- EXERCISE TASK -
Transcribe the listing word for word.
▼
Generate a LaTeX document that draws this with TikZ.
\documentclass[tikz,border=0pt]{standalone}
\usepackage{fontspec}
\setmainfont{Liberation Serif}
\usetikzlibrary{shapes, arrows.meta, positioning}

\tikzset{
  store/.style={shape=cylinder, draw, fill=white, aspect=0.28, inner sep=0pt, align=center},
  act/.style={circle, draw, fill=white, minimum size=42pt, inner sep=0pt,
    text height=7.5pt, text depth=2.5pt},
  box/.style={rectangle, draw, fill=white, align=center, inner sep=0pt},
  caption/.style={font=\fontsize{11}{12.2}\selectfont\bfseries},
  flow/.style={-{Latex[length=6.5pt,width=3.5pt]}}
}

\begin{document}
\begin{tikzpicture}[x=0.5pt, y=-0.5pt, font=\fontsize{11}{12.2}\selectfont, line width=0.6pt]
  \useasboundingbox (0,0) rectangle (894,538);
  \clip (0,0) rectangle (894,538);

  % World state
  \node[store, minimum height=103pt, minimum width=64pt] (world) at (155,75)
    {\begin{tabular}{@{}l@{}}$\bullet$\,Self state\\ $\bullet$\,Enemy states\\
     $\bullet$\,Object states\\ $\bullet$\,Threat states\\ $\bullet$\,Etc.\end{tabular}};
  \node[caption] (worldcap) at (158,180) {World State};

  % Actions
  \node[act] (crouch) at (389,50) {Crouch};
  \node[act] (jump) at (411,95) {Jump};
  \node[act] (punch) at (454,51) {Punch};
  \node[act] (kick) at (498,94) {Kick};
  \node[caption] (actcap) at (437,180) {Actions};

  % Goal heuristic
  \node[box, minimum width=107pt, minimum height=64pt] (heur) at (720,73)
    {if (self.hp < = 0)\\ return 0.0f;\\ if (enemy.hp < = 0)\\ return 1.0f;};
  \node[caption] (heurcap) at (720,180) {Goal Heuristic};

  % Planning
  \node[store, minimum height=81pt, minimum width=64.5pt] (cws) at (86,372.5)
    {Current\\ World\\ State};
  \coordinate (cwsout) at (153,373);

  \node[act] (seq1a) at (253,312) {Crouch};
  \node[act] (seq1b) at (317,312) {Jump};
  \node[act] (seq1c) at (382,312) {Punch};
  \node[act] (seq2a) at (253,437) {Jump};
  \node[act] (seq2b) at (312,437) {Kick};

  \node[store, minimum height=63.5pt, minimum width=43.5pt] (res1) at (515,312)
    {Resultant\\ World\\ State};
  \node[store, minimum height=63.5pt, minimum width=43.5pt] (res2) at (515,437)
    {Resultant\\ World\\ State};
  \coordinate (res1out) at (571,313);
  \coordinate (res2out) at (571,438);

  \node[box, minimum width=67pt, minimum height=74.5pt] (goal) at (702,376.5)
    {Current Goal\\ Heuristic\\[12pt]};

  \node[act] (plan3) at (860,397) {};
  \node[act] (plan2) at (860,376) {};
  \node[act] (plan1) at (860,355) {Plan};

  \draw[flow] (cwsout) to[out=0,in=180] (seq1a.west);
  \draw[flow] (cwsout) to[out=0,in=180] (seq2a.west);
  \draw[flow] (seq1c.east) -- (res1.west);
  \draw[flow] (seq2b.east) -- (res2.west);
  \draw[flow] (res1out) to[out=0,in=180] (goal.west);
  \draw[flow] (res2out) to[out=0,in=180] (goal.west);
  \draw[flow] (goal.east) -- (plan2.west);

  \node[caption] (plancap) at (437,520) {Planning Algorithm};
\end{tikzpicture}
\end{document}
▲
- ANSWER BELOW -
Generate a LaTeX document that draws this with TikZ.
\documentclass[tikz,border=0pt]{standalone}
\usepackage{fontspec}
\setmainfont{Liberation Serif}
\usetikzlibrary{shapes, arrows.meta, positioning}

\tikzset{
  store/.style={shape=cylinder, draw, fill=white, aspect=0.28, inner sep=0pt, align=center},
  act/.style={circle, draw, fill=white, minimum size=42pt, inner sep=0pt,
    text height=7.5pt, text depth=2.5pt},
  box/.style={rectangle, draw, fill=white, align=center, inner sep=0pt},
  caption/.style={font=\fontsize{11}{12.2}\selectfont\bfseries},
  flow/.style={-{Latex[length=6.5pt,width=3.5pt]}}
}

\begin{document}
\begin{tikzpicture}[x=0.5pt, y=-0.5pt, font=\fontsize{11}{12.2}\selectfont, line width=0.6pt]
  \useasboundingbox (0,0) rectangle (894,538);
  \clip (0,0) rectangle (894,538);

  % World state
  \node[store, minimum height=103pt, minimum width=64pt] (world) at (155,75)
    {\begin{tabular}{@{}l@{}}$\bullet$\,Self state\\ $\bullet$\,Enemy states\\
     $\bullet$\,Object states\\ $\bullet$\,Threat states\\ $\bullet$\,Etc.\end{tabular}};
  \node[caption] (worldcap) at (158,180) {World State};

  % Actions
  \node[act] (crouch) at (389,50) {Crouch};
  \node[act] (jump) at (411,95) {Jump};
  \node[act] (punch) at (454,51) {Punch};
  \node[act] (kick) at (498,94) {Kick};
  \node[caption] (actcap) at (437,180) {Actions};

  % Goal heuristic
  \node[box, minimum width=107pt, minimum height=64pt] (heur) at (720,73)
    {if (self.hp < = 0)\\ return 0.0f;\\ if (enemy.hp < = 0)\\ return 1.0f;};
  \node[caption] (heurcap) at (720,180) {Goal Heuristic};

  % Planning
  \node[store, minimum height=81pt, minimum width=64.5pt] (cws) at (86,372.5)
    {Current\\ World\\ State};
  \coordinate (cwsout) at (153,373);

  \node[act] (seq1a) at (253,312) {Crouch};
  \node[act] (seq1b) at (317,312) {Jump};
  \node[act] (seq1c) at (382,312) {Punch};
  \node[act] (seq2a) at (253,437) {Jump};
  \node[act] (seq2b) at (312,437) {Kick};

  \node[store, minimum height=63.5pt, minimum width=43.5pt] (res1) at (515,312)
    {Resultant\\ World\\ State};
  \node[store, minimum height=63.5pt, minimum width=43.5pt] (res2) at (515,437)
    {Resultant\\ World\\ State};
  \coordinate (res1out) at (571,313);
  \coordinate (res2out) at (571,438);

  \node[box, minimum width=67pt, minimum height=74.5pt] (goal) at (702,376.5)
    {Current Goal\\ Heuristic\\[12pt]};

  \node[act] (plan3) at (860,397) {};
  \node[act] (plan2) at (860,376) {};
  \node[act] (plan1) at (860,355) {Plan};

  \draw[flow] (cwsout) to[out=0,in=180] (seq1a.west);
  \draw[flow] (cwsout) to[out=0,in=180] (seq2a.west);
  \draw[flow] (seq1c.east) -- (res1.west);
  \draw[flow] (seq2b.east) -- (res2.west);
  \draw[flow] (res1out) to[out=0,in=180] (goal.west);
  \draw[flow] (res2out) to[out=0,in=180] (goal.west);
  \draw[flow] (goal.east) -- (plan2.west);

  \node[caption] (plancap) at (437,520) {Planning Algorithm};
\end{tikzpicture}
\end{document}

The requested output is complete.